Wata nhawu puka padni

In today’s post we learn how to say “no” in Diyari.

The English word “no” corresponds to a number of different expressions in Diyari and it is important to learn how to use them. In answer to a question or a demand we can use the word wata for ‘no’, as in:

Yini wapayi karari? Are you going now?

Wata. No.

Yundru nganthi thayirna warayi? Did you eat the meat?

Wata. No.

Nganha yingkiyamayi! Give it to me!

Wata. No.

We also use wata at the beginning of sentence to negate it, that is, to say ‘do not …’ or ‘did not …’, as in:

Wata nganhi wapayi. I’m not going.

Wata yundru nganthi thayirna warayi. You didn’t eat the meat.

Wata nganha yingkiyamayi! Don’t give it to me!

We also use this to express ‘no-one, nobody’ or ‘nothing’, like the following examples:

Wata karna wakararna warayi. No-one came. (literally, ‘not person came’)

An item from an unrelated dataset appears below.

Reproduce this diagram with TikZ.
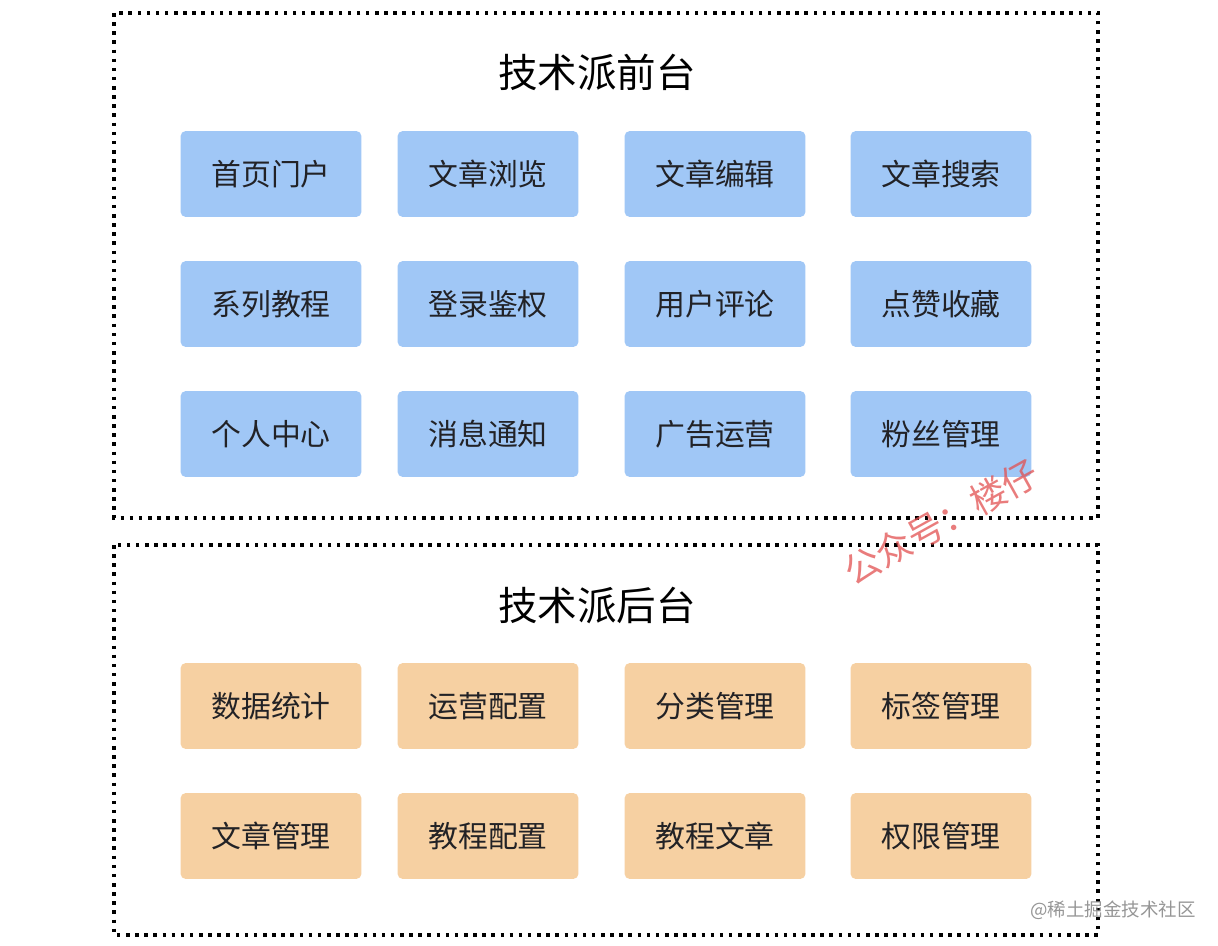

Wata ngathu thayirna minha kurnu. I ate nothing. (literally, ‘not I eat something one’)

When talking about not having something, or lacking something (without X, or X-less), then we use padni after the thing we don’t have rather than wata at the beginning, as in:

Nganhi marda padni. I have no money.

Nhawu puka padni. He has no food.

Nhani mankarra nhintha padni. That girl is shameless (OR That girl has no shame).

Karna thidna padniyali nganha nandrarna warayi. The man with no shoes hit me (OR The man without shoes hit me) .

Kupanhi nhani yatharna warayi kathi padninhi. She spoke to the child with no clothes on (OR I spoke to the child without clothes).

If someone asks if you have something and you don’t have it, then you can simply answer padni, as in:

Yidni mardanthu? Do you have any money?

Padni. ‘None’

Diyari people, like many other Aboriginal groups, can use a hand gesture together with or instead of padni to indicate they have nothing — place one spread hand in front of the body at a 45 degree angle with palm facing away and then rotate it away from the body. (There is a video of a Wangkatjungka man demonstrating this hand sign here — it’s the second one he shows.)

Notice that we can use both expressions in the same sentence, so the title of today’s blog post can be translated as ‘No, he doesn’t have any food’.